Coffee sellers were panicky, coffee buyers bearishly swell-chested. Plummetlike the price of coffee plunged—down 200 points for two days. Each point is 1/100¢. What the howlers called "Dec-Santos!" (coffee from Santos, Brazil, for December delivery) fell, for example, one day from 19.25¢ to 17.25¢, recovered somewhat, hit bottom the next day at 16.65¢. Such a plunge, such an unsettling of coffee futures may spell eventually the loss of millions to coffee hoarding speculators, overloaded and waiting for a rise. Brazil, world's greatest coffee producer, is also the nation of most colossal coffee hoarding. Last week Vice President Benjamin B. Peabody of the New York Exchange unhesitatingly attributed the crash in coffee futures to "disquieting rumors regarding the situation in Brazil."
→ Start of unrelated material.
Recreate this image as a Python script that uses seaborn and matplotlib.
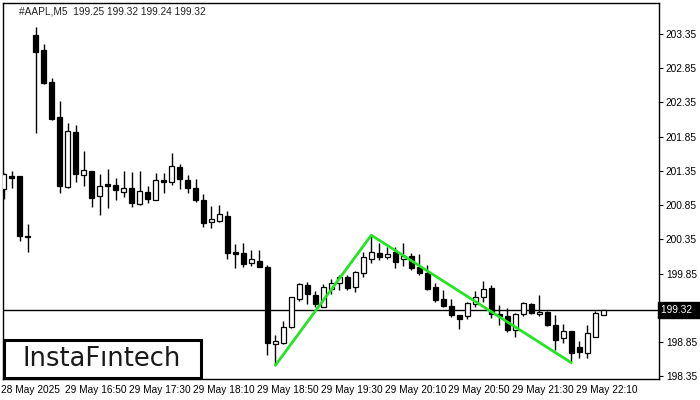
import numpy as np
import pandas as pd
import matplotlib
matplotlib.use("Agg")
import matplotlib.pyplot as plt
import matplotlib.transforms as mtransforms
import seaborn as sns

# AAPL M5 candles
opens = [201.08, 201.27, 201.27, 200.40, 203.34, 203.12, 202.65, 202.14, 201.11, 201.92,
         201.29, 201.35, 200.98, 201.16, 201.14, 201.04, 201.10, 200.86, 201.04, 200.92,
         201.22, 201.19, 201.41, 201.22, 201.10, 200.92, 200.60, 200.62, 200.69, 200.16,
         200.15, 200.00, 200.03, 199.94, 198.82, 198.83, 199.07, 199.48, 199.68, 199.53,
         199.36, 199.62, 199.71, 199.80, 199.65, 199.86, 200.06, 200.15, 200.09, 200.16,
         200.06, 200.10, 199.94, 199.86, 199.65, 199.48, 199.37, 199.24, 199.23, 199.40,
         199.51, 199.64, 199.26, 199.23, 199.02, 199.26, 199.40, 199.26, 199.29, 199.10,
         198.91, 199.01, 198.77, 198.69, 198.93, 199.25]
highs = [201.32, 201.35, 201.28, 200.57, 203.45, 203.20, 202.71, 202.37, 202.05, 202.02,
         201.64, 201.35, 201.30, 201.38, 201.24, 201.35, 201.33, 201.35, 201.13, 201.32,
         201.32, 201.61, 201.45, 201.29, 201.23, 201.01, 200.84, 200.85, 200.76, 200.28,
         200.29, 200.19, 200.19, 199.97, 198.95, 199.15, 199.51, 199.71, 199.72, 199.59,
         199.70, 199.77, 199.83, 199.83, 199.88, 200.16, 200.41, 200.29, 200.24, 200.24,
         200.29, 200.15, 200.13, 199.97, 199.71, 199.61, 199.48, 199.24, 199.43, 199.59,
         199.74, 199.68, 199.39, 199.34, 199.27, 199.43, 199.42, 199.53, 199.30, 199.24,
         199.12, 199.01, 198.86, 199.10, 199.31, 199.32]
lows = [200.94, 201.10, 200.32, 200.16, 201.90, 202.62, 202.09, 201.03, 201.10, 201.19,
        201.13, 200.82, 200.70, 200.81, 200.92, 200.97, 200.82, 200.85, 200.88, 200.92,
        201.03, 201.14, 201.08, 201.03, 200.89, 200.53, 200.51, 200.60, 200.06, 199.93,
        199.94, 199.96, 199.94, 198.66, 198.51, 198.82, 199.05, 199.45, 199.40, 199.36,
        199.36, 199.55, 199.61, 199.61, 199.58, 199.80, 200.00, 200.05, 200.06, 199.93,
        199.96, 199.90, 199.83, 199.61, 199.43, 199.36, 199.21, 199.04, 199.18, 199.36,
        199.43, 199.20, 199.10, 198.99, 198.93, 199.23, 199.26, 199.23, 199.08, 198.74,
        198.83, 198.55, 198.61, 198.61, 198.92, 199.24]
closes = [201.30, 201.24, 200.40, 200.38, 203.09, 202.63, 202.11, 201.13, 201.93, 201.30,
          201.36, 200.95, 201.13, 201.13, 201.07, 201.10, 200.88, 201.05, 200.94, 201.22,
          201.19, 201.42, 201.23, 201.10, 200.92, 200.59, 200.65, 200.72, 200.15, 200.13,
          199.99, 200.06, 199.94, 198.83, 198.86, 199.07, 199.50, 199.70, 199.55, 199.40,
          199.65, 199.71, 199.80, 199.64, 199.87, 200.09, 200.16, 200.09, 200.13, 200.02,
          200.10, 199.93, 199.86, 199.62, 199.46, 199.37, 199.24, 199.18, 199.42, 199.51,
          199.62, 199.26, 199.23, 199.02, 199.26, 199.42, 199.27, 199.29, 199.10, 198.88,
          199.01, 198.69, 198.70, 198.98, 199.27, 199.32]

tick_idx = [0, 8, 16, 24, 32, 40, 48, 56, 64, 72]
tick_labels = ["28 May 2025", "29 May 16:50", "29 May 17:30", "29 May 18:10", "29 May 18:50",
               "29 May 19:30", "29 May 20:10", "29 May 20:50", "29 May 21:30", "29 May 22:10"]
# 199.35 is hidden behind the current price marker
price_ticks = [198.35, 198.85, 199.85, 200.35, 200.85, 201.35, 201.85, 202.35, 202.85, 203.35]
# double bottom pattern: first low, peak, second low (candle indices)
pattern_idx = [34, 46, 71]
last_price = 199.32
title = "#AAPL,M5  199.25 199.32 199.24 199.32"

df = pd.DataFrame({"open": opens, "high": highs, "low": lows, "close": closes})
df["x"] = np.arange(len(df))
df["up"] = df["close"] >= df["open"]

sns.set_style("white")
plt.rcParams["font.family"] = ["Liberation Sans", "DejaVu Sans"]

fig = plt.figure(figsize=(7, 4), dpi=100)
ax = fig.add_axes([0.0036, 0.0525, 0.9378, 0.94])

ax.vlines(df["x"], df["low"], df["high"], color="black", linewidth=1, zorder=2)
body_lo = df[["open", "close"]].min(axis=1)
body_h = (df["close"] - df["open"]).abs().clip(lower=0.012)
ax.bar(df["x"], body_h, bottom=body_lo, width=0.62,
       color=np.where(df["up"], "white", "black"), edgecolor="black", linewidth=0.9, zorder=3)

pat = pd.DataFrame({
    "x": pattern_idx,
    "y": [df["low"][pattern_idx[0]], df["high"][pattern_idx[1]], df["low"][pattern_idx[2]]],
})
sns.lineplot(data=pat, x="x", y="y", color="#22e622", linewidth=2, ax=ax, zorder=4, sort=False)

ax.axhline(last_price, color="black", linewidth=1, zorder=1)

ax.set_xlim(-0.15, 82)
ax.set_ylim(198.31, 203.80)
ax.set_xlabel("")
ax.set_ylabel("")

ax.yaxis.tick_right()
ax.set_yticks(price_ticks)
ax.set_yticklabels([f"{p:.2f}" for p in price_ticks])
ax.set_xticks(tick_idx)
ax.set_xticklabels(tick_labels, ha="left")
ax.tick_params(axis="both", which="both", length=3, width=0.8, labelsize=7.3, colors="black",
               direction="out", pad=2)
ax.tick_params(axis="x", pad=1)
for lab in ax.get_xticklabels():
    lab.set_transform(lab.get_transform() + mtransforms.ScaledTranslation(-2 / 72, 0, fig.dpi_scale_trans))

for s in ax.spines.values():
    s.set_visible(True)
    s.set_color("black")
    s.set_linewidth(1)

ax.text(0.025, 0.978, title, transform=ax.transAxes, fontsize=7.3, va="center", ha="left", color="#222222")

# current price marker on the scale
trans = mtransforms.blended_transform_factory(ax.transAxes, ax.transData)
ax.text(1.003, last_price, "199.32   ", transform=trans, fontsize=7.3, color="white", va="center", ha="left",
        bbox=dict(boxstyle="square,pad=0.3", facecolor="black", edgecolor="black"))

# logo
fig.patches.append(plt.Rectangle((4 / 700, 22 / 400), 197 / 700, 38 / 400, transform=fig.transFigure,
                                 facecolor="white", edgecolor="black", linewidth=2.2, zorder=5))
fig.text(102 / 700, 41 / 400, "InstaF\u0131ntech", fontsize=18.5, ha="center", va="center",
         color="#1a1a1a", fontfamily="DejaVu Sans", fontweight="medium", zorder=6)

fig.savefig("out.png", dpi=100)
The rumors have been growing steadily more disquieting for at least three years. Last week was the climactic scare point. When news of the Manhattan break flashed to Rio, and when coffee futures began to fall there in sympathy, officials of the local Coffee Exchange became so apprehensive that that night they did not cable their closing prices to Manhattan as usual, fearing that the truth from Rio might aggravate the coffee landslide in the north.

Coffee has been Brazil's bonanza for over a century. There are more than 100 Brazilian planters with individual incomes exceeding $50,000. Most of them spend three lavish months a year in Paris, three decorous months at their massive Baroque mansions in Rio de Janeiro, and the remaining half year supervising their estates. Most of these rich men hail from Sāo Paulo, "The State With a Billion Coffee Trees," which produces over half the world's crop. Most of them believe firmly in the efficacy of a combination in restraint of trade to keep prices high. For over two decades they have been perfecting a combination—really a gigantic, cooperative Coffee Trust—which the world has found hard to beat. By systematic hoarding of the Sāo Paulo crop in good years and judicious release of these hoardings in bad they have made each and every U. S. coffee-drinker spend about 50¢ more per year for his coffee than he otherwise would. The U. S. coffee-drinker spends about $2.20 for raw coffee imported, pays a goodly extra sum to have it roasted, ground, tinned.